What you should do ->
Print the material below exactly as it stands, please, from its first line to the line holding "130, 140, 150]", with no pictures.

* start Material *

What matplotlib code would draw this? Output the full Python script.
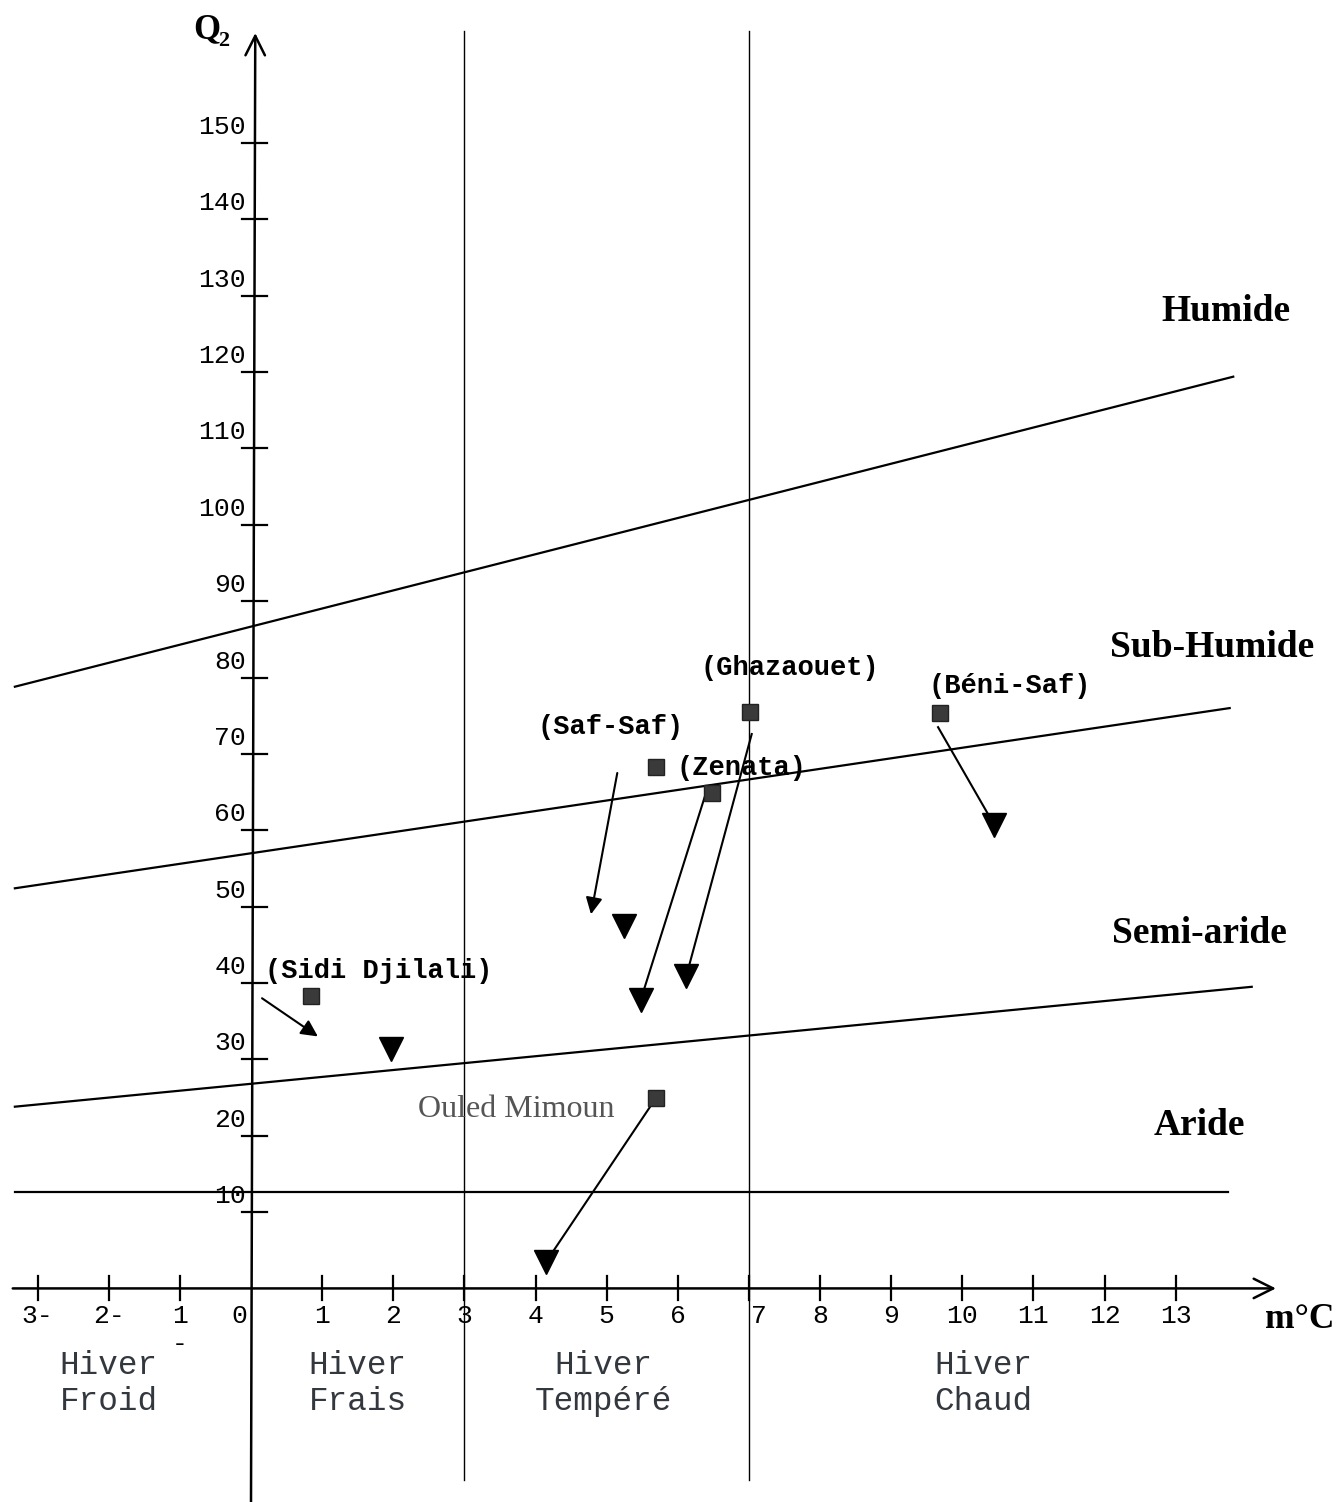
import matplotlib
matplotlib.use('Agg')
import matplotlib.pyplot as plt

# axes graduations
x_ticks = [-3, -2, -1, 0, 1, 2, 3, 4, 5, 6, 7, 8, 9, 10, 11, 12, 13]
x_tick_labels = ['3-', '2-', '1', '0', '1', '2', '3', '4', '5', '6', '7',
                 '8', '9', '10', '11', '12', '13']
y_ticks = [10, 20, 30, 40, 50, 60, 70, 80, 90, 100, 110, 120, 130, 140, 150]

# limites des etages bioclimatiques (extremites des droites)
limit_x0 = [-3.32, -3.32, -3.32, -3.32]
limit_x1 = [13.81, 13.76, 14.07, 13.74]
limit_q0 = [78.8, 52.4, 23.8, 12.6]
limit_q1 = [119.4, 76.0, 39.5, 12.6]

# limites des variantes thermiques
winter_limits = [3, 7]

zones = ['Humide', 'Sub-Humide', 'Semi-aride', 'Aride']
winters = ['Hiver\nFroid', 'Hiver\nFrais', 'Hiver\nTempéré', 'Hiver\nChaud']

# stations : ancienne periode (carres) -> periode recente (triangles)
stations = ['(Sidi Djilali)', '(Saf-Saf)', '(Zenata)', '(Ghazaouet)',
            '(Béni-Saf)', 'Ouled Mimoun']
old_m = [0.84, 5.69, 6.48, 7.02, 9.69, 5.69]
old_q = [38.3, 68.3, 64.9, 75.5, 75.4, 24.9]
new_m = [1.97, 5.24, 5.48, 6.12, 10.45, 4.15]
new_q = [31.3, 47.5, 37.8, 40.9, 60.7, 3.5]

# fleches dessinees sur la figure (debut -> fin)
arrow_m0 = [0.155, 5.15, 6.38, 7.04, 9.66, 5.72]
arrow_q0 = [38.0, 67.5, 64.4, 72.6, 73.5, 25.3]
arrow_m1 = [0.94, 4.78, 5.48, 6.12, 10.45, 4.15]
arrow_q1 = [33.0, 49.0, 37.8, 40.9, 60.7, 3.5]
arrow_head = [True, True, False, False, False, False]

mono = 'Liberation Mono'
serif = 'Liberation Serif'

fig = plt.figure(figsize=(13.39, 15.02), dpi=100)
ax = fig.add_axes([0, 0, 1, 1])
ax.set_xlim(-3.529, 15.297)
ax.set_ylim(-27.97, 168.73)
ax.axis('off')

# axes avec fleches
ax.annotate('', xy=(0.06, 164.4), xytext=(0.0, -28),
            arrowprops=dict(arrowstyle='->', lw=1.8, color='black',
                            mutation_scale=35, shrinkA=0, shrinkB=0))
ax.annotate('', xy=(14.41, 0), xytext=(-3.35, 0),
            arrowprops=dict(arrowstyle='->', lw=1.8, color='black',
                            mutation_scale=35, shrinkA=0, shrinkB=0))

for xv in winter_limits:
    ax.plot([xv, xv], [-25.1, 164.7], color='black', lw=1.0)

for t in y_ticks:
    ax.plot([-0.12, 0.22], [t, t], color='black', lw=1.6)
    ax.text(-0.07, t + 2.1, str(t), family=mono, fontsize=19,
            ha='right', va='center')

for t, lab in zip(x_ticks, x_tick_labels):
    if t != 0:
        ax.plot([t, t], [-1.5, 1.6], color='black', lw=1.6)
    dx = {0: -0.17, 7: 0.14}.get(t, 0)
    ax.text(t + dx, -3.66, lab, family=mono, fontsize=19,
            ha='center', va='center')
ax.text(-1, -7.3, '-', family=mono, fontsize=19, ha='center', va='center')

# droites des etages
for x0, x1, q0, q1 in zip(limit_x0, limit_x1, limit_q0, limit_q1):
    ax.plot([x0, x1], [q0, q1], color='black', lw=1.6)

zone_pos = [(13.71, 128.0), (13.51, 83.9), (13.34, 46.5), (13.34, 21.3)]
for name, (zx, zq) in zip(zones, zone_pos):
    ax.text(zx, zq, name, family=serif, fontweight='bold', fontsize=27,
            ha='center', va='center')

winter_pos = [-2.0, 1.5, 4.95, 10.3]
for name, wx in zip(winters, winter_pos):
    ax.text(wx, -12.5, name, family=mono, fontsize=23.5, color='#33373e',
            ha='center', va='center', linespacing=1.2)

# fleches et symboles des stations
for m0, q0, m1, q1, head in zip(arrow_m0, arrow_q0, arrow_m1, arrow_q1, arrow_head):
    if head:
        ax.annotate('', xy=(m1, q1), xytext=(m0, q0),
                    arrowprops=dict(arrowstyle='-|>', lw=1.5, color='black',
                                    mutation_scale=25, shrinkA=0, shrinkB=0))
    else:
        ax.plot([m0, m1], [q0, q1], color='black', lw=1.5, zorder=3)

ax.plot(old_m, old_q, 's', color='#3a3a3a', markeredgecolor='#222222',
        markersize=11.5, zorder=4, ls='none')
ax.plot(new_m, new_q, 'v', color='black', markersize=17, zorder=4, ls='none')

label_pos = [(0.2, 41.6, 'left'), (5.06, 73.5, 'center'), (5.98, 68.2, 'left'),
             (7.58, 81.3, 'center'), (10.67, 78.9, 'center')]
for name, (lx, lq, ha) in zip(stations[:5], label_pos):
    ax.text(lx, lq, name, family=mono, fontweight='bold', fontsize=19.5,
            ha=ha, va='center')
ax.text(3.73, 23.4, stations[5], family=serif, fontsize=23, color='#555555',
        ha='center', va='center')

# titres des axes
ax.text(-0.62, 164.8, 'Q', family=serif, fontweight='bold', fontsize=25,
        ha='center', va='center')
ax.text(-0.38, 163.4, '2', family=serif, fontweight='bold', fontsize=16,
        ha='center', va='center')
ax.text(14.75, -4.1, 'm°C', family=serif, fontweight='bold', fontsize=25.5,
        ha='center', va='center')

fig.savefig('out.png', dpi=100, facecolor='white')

* end Material *

Full response ->
What matplotlib code would draw this? Output the full Python script.
import matplotlib
matplotlib.use('Agg')
import matplotlib.pyplot as plt

# axes graduations
x_ticks = [-3, -2, -1, 0, 1, 2, 3, 4, 5, 6, 7, 8, 9, 10, 11, 12, 13]
x_tick_labels = ['3-', '2-', '1', '0', '1', '2', '3', '4', '5', '6', '7',
                 '8', '9', '10', '11', '12', '13']
y_ticks = [10, 20, 30, 40, 50, 60, 70, 80, 90, 100, 110, 120, 130, 140, 150]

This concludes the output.